SOURCE MATERIAL:
%%
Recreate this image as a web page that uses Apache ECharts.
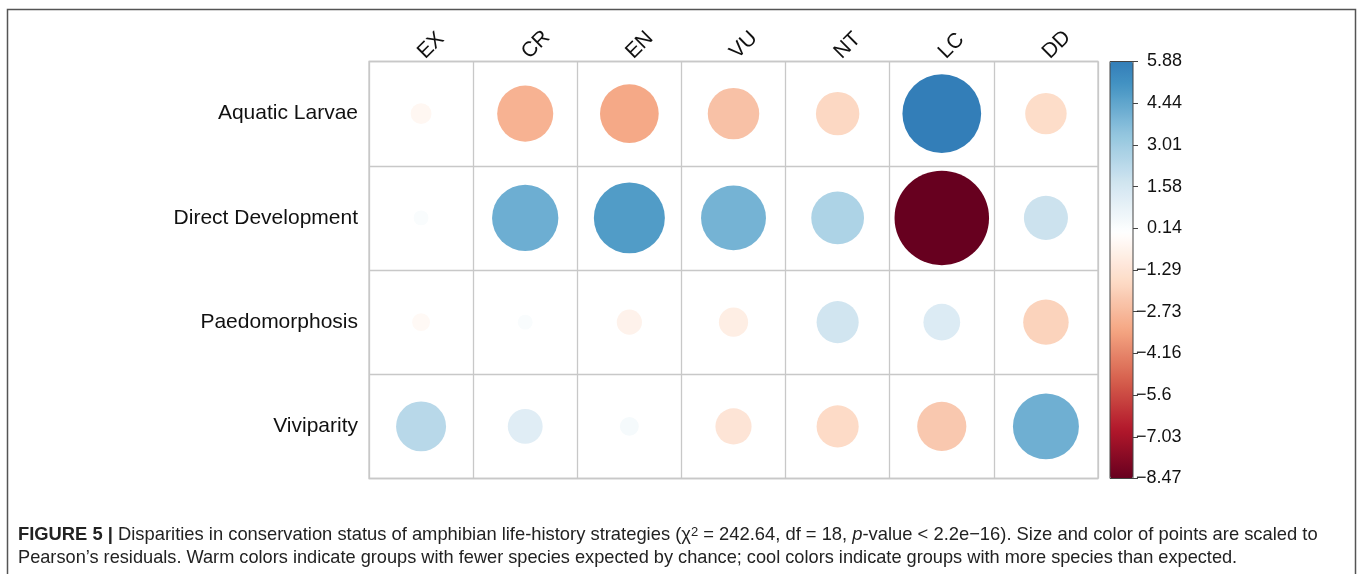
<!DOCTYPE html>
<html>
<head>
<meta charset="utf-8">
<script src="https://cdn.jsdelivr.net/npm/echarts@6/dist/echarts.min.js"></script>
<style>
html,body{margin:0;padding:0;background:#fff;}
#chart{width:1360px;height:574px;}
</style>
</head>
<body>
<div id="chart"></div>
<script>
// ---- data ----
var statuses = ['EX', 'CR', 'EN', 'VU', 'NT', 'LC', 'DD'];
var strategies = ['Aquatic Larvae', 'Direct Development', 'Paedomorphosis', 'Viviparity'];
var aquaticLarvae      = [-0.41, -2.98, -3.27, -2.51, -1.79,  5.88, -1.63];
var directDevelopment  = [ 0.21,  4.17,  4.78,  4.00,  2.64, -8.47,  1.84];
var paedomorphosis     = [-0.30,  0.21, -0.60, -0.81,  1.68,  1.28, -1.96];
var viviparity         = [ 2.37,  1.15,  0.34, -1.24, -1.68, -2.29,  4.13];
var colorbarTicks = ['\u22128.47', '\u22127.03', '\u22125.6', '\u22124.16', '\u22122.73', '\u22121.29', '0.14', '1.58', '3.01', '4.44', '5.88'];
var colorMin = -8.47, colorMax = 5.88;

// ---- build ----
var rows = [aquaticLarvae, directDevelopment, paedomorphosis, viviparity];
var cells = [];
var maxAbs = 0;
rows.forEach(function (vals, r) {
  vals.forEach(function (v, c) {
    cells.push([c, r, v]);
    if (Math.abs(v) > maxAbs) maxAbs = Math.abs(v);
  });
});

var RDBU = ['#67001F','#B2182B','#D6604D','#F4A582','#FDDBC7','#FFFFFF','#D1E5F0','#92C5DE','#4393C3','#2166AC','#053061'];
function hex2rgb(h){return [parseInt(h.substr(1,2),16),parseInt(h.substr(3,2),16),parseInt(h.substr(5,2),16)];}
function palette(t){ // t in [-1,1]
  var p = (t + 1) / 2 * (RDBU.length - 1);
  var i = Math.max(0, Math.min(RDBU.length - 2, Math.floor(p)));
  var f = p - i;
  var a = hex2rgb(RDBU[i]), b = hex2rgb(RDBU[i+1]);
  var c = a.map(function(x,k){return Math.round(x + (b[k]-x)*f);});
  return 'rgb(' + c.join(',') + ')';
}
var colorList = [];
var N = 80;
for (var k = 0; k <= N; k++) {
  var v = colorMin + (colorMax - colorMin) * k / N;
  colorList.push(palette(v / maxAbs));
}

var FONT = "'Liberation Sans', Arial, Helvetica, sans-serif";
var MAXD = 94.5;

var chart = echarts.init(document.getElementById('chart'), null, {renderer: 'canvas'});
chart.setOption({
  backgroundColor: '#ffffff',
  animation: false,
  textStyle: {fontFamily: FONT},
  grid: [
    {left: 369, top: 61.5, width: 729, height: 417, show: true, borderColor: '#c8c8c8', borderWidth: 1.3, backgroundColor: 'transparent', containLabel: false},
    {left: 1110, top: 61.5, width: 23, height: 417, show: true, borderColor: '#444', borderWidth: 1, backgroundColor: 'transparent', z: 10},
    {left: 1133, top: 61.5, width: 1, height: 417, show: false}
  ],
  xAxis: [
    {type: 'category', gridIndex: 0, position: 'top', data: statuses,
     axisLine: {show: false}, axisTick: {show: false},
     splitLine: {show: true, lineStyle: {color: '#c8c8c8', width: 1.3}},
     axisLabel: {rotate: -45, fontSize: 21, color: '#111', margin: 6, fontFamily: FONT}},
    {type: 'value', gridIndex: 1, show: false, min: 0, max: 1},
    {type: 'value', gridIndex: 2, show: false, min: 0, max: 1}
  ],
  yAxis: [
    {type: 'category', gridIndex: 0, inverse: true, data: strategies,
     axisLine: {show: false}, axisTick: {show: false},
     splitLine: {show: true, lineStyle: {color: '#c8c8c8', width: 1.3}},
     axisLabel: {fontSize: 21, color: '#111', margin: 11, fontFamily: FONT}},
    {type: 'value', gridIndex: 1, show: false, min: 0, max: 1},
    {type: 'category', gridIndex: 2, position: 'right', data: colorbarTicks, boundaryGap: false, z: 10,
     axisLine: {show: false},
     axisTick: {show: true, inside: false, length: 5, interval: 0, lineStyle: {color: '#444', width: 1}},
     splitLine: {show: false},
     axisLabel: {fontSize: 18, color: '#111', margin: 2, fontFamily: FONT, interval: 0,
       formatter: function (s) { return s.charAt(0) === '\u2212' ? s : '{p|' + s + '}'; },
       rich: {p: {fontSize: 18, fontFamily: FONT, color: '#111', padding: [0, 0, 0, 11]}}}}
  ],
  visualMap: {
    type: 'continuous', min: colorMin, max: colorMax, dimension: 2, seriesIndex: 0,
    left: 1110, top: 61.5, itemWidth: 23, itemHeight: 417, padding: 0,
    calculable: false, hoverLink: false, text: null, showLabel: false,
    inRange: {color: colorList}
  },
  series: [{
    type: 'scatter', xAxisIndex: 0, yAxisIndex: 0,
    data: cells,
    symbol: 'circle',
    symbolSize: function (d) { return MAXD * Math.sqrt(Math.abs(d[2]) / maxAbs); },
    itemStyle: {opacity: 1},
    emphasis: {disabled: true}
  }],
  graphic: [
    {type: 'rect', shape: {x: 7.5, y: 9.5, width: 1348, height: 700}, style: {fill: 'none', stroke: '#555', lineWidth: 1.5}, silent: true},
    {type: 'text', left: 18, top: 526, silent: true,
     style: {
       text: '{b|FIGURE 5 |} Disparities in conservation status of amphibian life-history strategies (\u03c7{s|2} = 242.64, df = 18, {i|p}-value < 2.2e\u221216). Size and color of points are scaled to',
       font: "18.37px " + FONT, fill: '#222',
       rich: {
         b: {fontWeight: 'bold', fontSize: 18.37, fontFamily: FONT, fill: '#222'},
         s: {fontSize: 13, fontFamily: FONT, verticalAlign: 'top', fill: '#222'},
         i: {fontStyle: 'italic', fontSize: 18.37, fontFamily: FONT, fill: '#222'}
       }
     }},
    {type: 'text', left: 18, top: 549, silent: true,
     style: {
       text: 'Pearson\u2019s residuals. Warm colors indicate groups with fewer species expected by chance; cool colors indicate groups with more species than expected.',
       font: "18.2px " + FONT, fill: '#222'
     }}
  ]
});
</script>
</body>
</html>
%%
%%
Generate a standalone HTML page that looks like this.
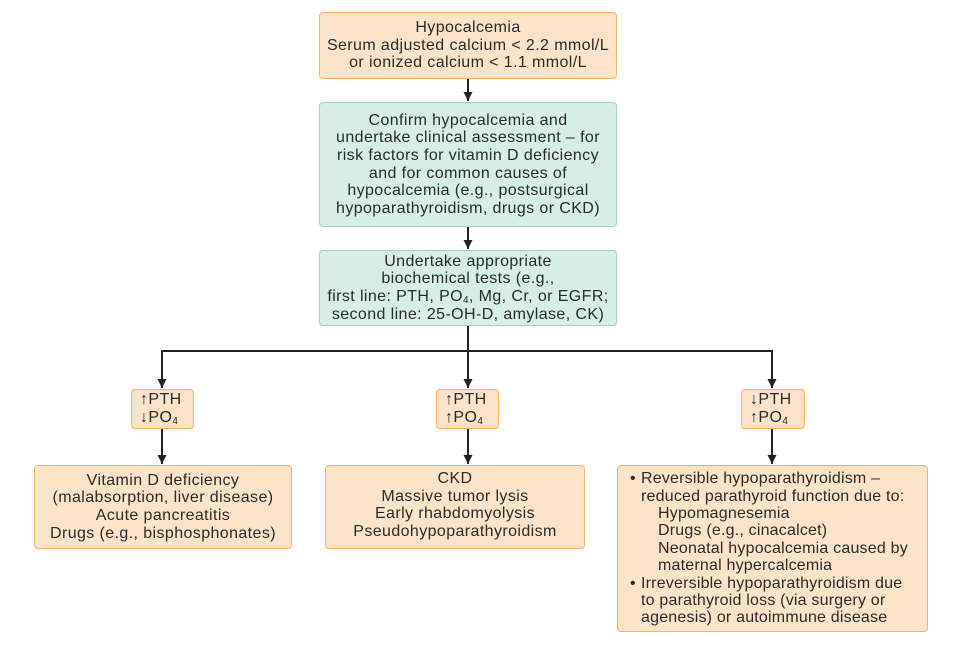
%%
WHAT IS REQUIRED: From the listing above, find the number of lines with the word "page" in them. Answer with the number only.

THE SOLUTION: 2